For everything that's changed in the decades since the rule of Queen Victoria, there's one thing that definitely hasn't changed: there are still strange things that happen today, just in different ways, perhaps. Here are some of the weirdest, strangest practices from the Victorian Era that you never knew about.

Death photography

The Victorians were obsessed with death. May be it makes sense when you consider the number of diseases that stalked Victorians – measles, scarlet fever, diphtheria, rubella, typhus and cholera. It led to people keeping memento mori (Latin for "remember you must die") trinkets, like locks of hair and photos of the dead. This gave rise to the seriously creepy trend of death photography. The photographs were staged with not just the deceased, but their parents or siblings, sometimes posing as if everyone was still alive. Children sat with their dead parent, and parents held their dead children. Some photos even show faces with open eyes.

Child emigrations

According to some estimates, there were around 30,000 children living on the London streets during 1869. Wealthy philanthropists took up the cause, including Miss Annie Macpherson who set up schools to teach the kids useful skills, but the problem soon became overwhelming.

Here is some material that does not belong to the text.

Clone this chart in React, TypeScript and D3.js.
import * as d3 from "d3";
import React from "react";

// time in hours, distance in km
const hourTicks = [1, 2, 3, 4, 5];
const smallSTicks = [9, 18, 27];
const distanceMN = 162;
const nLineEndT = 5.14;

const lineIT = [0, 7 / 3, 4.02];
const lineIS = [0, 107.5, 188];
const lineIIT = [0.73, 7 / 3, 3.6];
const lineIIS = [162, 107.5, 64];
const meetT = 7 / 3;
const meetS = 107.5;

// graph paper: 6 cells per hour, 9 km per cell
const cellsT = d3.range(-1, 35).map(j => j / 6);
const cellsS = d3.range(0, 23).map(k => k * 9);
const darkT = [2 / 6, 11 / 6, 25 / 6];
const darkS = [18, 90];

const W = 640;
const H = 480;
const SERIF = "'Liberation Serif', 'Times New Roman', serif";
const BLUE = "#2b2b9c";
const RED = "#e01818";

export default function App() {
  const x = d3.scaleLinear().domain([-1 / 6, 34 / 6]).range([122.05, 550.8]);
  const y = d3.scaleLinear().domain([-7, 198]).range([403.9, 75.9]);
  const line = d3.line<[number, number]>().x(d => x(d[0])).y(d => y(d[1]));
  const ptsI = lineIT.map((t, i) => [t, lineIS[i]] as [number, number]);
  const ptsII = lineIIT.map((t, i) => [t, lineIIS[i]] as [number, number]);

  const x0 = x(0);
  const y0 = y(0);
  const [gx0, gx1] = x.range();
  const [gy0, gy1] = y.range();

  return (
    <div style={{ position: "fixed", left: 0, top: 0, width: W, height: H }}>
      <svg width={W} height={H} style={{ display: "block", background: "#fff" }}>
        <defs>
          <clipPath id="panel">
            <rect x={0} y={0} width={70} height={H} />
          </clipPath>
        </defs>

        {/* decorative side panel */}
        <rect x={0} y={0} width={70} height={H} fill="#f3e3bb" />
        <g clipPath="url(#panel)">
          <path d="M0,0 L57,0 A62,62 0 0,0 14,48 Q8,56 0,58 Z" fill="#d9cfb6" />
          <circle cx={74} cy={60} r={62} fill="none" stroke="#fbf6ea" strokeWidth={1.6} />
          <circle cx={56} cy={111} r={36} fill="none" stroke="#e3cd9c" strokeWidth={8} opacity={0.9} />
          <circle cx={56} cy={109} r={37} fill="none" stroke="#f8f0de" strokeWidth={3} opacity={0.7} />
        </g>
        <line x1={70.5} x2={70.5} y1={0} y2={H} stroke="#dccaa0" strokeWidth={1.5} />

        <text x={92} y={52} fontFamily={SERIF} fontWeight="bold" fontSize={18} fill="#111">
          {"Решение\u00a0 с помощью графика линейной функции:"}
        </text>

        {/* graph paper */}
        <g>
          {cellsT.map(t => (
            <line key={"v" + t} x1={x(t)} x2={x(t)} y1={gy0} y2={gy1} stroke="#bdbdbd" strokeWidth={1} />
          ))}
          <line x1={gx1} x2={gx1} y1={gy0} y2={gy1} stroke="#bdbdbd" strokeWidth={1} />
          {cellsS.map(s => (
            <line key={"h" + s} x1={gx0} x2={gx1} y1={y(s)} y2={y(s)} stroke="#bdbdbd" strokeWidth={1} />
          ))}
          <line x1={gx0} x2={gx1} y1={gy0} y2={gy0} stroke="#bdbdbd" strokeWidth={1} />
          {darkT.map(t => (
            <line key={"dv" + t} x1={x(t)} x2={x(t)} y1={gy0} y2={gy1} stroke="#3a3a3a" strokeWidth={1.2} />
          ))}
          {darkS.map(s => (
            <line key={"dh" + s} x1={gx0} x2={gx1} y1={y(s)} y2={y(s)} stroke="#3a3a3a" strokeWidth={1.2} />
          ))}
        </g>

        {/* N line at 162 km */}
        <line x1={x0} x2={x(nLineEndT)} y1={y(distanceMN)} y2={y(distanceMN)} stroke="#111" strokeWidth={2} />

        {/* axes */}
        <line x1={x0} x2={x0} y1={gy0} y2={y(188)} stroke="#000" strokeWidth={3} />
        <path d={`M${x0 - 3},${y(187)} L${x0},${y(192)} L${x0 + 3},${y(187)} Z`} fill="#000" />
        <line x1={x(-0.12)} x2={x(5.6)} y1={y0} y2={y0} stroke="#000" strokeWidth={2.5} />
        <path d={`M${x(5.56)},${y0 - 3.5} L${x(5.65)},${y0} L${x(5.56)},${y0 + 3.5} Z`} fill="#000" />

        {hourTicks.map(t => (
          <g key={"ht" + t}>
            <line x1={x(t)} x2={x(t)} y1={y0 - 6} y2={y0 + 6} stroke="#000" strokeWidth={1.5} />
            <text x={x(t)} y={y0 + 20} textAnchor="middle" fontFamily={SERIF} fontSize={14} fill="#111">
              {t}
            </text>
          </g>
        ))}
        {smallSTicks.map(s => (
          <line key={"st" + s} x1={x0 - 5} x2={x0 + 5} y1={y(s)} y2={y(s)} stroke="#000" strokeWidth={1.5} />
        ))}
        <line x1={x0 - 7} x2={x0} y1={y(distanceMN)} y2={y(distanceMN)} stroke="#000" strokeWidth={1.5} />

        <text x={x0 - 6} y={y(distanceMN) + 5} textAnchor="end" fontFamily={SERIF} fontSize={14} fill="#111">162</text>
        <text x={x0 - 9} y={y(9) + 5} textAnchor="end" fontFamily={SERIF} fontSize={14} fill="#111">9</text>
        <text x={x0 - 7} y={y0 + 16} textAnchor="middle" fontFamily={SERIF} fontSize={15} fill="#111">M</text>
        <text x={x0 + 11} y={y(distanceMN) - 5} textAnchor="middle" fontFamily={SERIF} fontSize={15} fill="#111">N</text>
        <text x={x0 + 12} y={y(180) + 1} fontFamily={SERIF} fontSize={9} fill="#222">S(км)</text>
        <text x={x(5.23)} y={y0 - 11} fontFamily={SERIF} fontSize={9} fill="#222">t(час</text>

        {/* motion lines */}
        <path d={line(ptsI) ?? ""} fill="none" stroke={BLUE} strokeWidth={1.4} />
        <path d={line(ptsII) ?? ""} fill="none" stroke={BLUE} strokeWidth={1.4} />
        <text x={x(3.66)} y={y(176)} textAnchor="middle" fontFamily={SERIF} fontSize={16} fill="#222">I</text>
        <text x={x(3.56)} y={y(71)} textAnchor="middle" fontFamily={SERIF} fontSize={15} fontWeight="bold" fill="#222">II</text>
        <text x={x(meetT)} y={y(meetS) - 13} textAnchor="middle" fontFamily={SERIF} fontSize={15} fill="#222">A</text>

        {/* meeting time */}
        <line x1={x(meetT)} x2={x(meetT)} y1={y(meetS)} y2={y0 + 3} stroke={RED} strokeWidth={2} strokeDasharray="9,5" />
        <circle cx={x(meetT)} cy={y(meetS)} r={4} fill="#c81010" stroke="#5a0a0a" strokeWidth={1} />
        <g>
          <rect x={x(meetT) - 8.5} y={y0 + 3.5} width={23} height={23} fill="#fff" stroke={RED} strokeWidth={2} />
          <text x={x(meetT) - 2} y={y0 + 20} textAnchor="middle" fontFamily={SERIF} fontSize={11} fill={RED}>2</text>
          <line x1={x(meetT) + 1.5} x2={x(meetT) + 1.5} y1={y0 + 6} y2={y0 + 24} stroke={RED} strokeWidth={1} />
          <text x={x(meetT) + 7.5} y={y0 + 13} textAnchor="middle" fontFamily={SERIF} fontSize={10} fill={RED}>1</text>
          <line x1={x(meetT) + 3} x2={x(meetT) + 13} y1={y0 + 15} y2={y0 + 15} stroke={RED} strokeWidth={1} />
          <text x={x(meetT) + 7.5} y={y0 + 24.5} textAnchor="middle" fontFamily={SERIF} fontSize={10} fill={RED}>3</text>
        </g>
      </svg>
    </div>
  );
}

So she changed gears and became a champion of the disturbing practice of emigration: kids as young as five years old were shipped overseas to British colonies. Many ended up labouring as farm help or working as domestic servants.

Insane asylum

The population of the country's insane asylums skyrocketed through the 19th century. Apparently, most of the patients fell under three labels: the manic, the melancholic, and those with dementia. The symptoms of those diagnosed with the Big Three varied, and they weren't the only messed up reasons you could be committed – nor was England the only place of this kind. West Virginia's Trans-Allegheny Lunatic Asylum's list of reasons patients were admitted between 1864 and 1889 includes offenses like laziness, novel reading, superstition, an immoral life, and intemperance.